Optimizing the Inference Efficiency of Deep Neural Networks on the Graph and the Operator Level

PhD Thesis Proposal Defence


Title: "Optimizing the Inference Efficiency of Deep Neural Networks on the 
Graph and the Operator Level"

by

Miss Jingzhi FANG


Abstract:

Deep neural networks (DNNs) have achieved great success in many areas, e.g., 
computer vision, natural language processing, and so on. This great success is 
mainly achieved by increasingly large and computationally intensive deep 
learning models. The increased model size makes the training and inference of 
DNNs time-consuming, bringing severe problems to the development and 
application of DNNs. As a result, it is important to reduce the execution time 
of DNNs. One way to achieve this goal is to optimize the implementation of 
DNNs, without changing their outputs. The best implementation of a DNN is 
affected by its model architecture, input workload, and the hardware to run on. 
Therefore, each DNN should be optimized individually, with the consideration of 
its runtime information. However, the optimization space of DNN implementations 
is often huge, making it hard to search for the best implementation. 
Furthermore, we may need to conduct the optimization process multiple times in 
practice, e.g., when designing the model architecture and when the DNN runtime 
information is dynamic (like dynamic input workload). Long optimization time 
can be unaffordable. As a result, the efficiency of optimizing the DNN 
implementation is also of great importance. In this thesis, we introduce two 
techniques to accelerate the optimization of DNN implementations while 
maintaining good optimization effectiveness. Specifically, as the DNN can be 
represented by a computation graph, where each node corresponds to an operator 
in the model (e.g., matrix multiplication) and each edge corresponds to the 
data dependency between operators, our techniques optimize the DNN 
implementation on the graph level and the operator level, respectively. The 
graph-level optimization method searches for the equivalent computation graph 
for a DNN by applying transformations to its original computation graph 
iteratively.
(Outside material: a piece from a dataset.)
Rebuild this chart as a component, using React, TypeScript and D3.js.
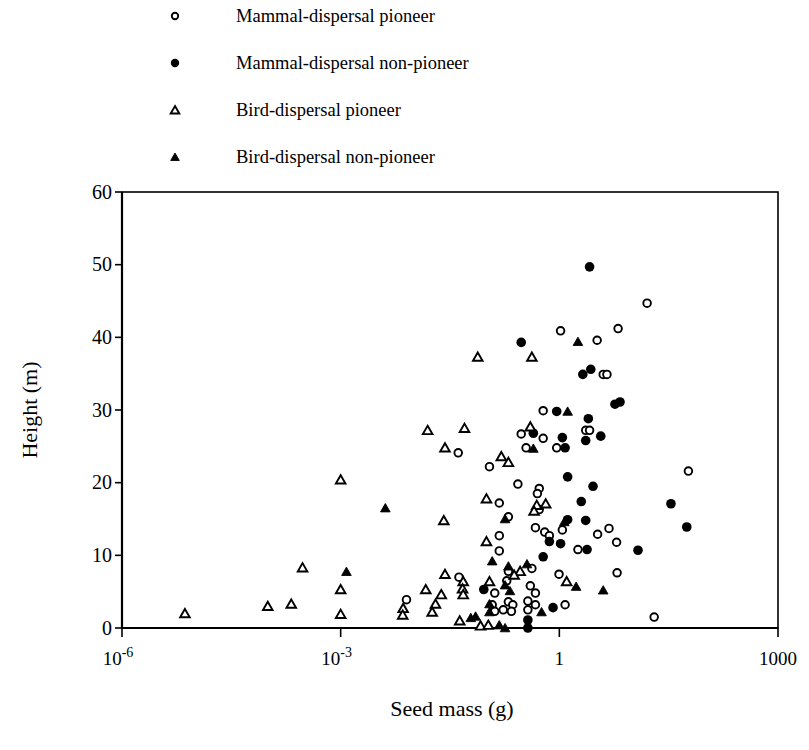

The operator-level optimization method searches for the equivalent 
low-level code for an operator by applying transformations to its naively 
implemented low-level code.


Date:                   Friday, 22 March 2024

Time:                   4:00pm - 6:00pm

Venue:                  Room 5501
                        Lifts 25/26

Committee Members:      Prof. Lei Chen (Supervisor)
                        Prof. Raymond Wong (Chairperson)
                        Prof. Qiong Luo
                        Prof. Ke Yi